In response to the growing number of cyber cafes in the city and an increase in crime associated with these cafes, the city council of the City of Garden Grove adopted an ordinance which, among other provisions, required cyber cafes to install a video surveillance system that would record and playback the activity and physical features of persons or areas within the premises, as well as all entrances and exit points and all interior spaces, excepting bathroom and private office areas. The system would be subject to inspection by the city during business hours and the videotape had to be maintained for a minimum period of 72 hours. Cyber cafe owners challenged the ordinance, arguing that this video surveillance requirement infringed free speech and privacy rights protected by the First Amendment and Art. I, §§1 and 2 of the California Constitution.

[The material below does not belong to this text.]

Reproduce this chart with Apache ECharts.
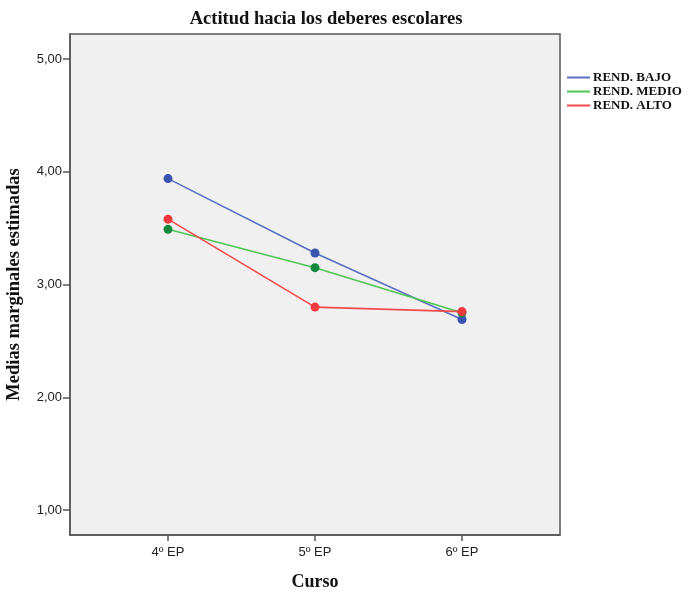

The Court of Appeal held that the video surveillance system did not affect First Amendment activity any more than does the presence of an adult employee or security guard. The presence of an adult employee or security guard was another of the ordinance’s requirements. On this issue, the court found that staffing requirements are content-neutral, are narrowly tailored to serve a significant governmental interest, and leave open alternative channels for communication than the cyber café. The ordinance did not require video surveillance of e-mail or images from the Internet appearing on the customer’s computer screens, but only that the system be capable of showing the activity and physical features of persons or areas within premises. The ordinance also did not allow for inspection of the tape on demand. The city also admitted that it could not take possession of the tape without a search warrant. In light of these limitations, the court found that the video surveillance requirement is a content-neutral manner restriction, narrowly tailored to advance the city’s legitimate interest in public safety and deterrence of gang violence.

As regards the right to privacy set forth in Article I, Section 1 of the California Constitution, the court found that plaintiffs made only general references to cases involving the right of privacy, and that they did not establish that the conditions for a privacy invasion are met, i.e. (1) that persons in a public retail establishment have a protected privacy interest in either their activity on the premises or their physical features, (2) that any reasonable expectation of privacy would attach in such circumstances, (3) that the asserted invasion can considered serious, and (4) even if the privacy interest both existed and was invaded, that the governmental interest sought to be advanced does not make the minimal intrusion constitutionally permissible.

The court found customers did not have a legally protected privacy right in their activity on the premises or their physical features. Referring to Hill National Collegiate Athletic Assn. (1994, 7 Cal. 4th 1, 35), the court found that there are only two classes of legally recognized privacy interests: (1) interests in precluding the dissemination or misuse of sensitive and confidential information (‘informational privacy”), and (2) interests in making intimate personal decisions or conducting personal activities without observation, intrusion or interference (“autonomy privacy”). However, according to the court, (1) a person’s physical features are not confidential nor are activities on the premises of a public retail establishment, and (2) nor does the observation of persons using a computer in a cyber cafe involve intrusion either on the making of an intimate personal decision or on the conduct of a personal activity.

Furthermore, the court found that the cyber café customers lack a reasonable expectation of privacy in light of the near ubiquitous use of video surveillance in retail establishments.

Accordingly, the court found that the plaintiffs did not show a likelihood of success on the merits and so the trial court abused its discretion when it preliminary enjoined the video surveillance requirements of the ordinance.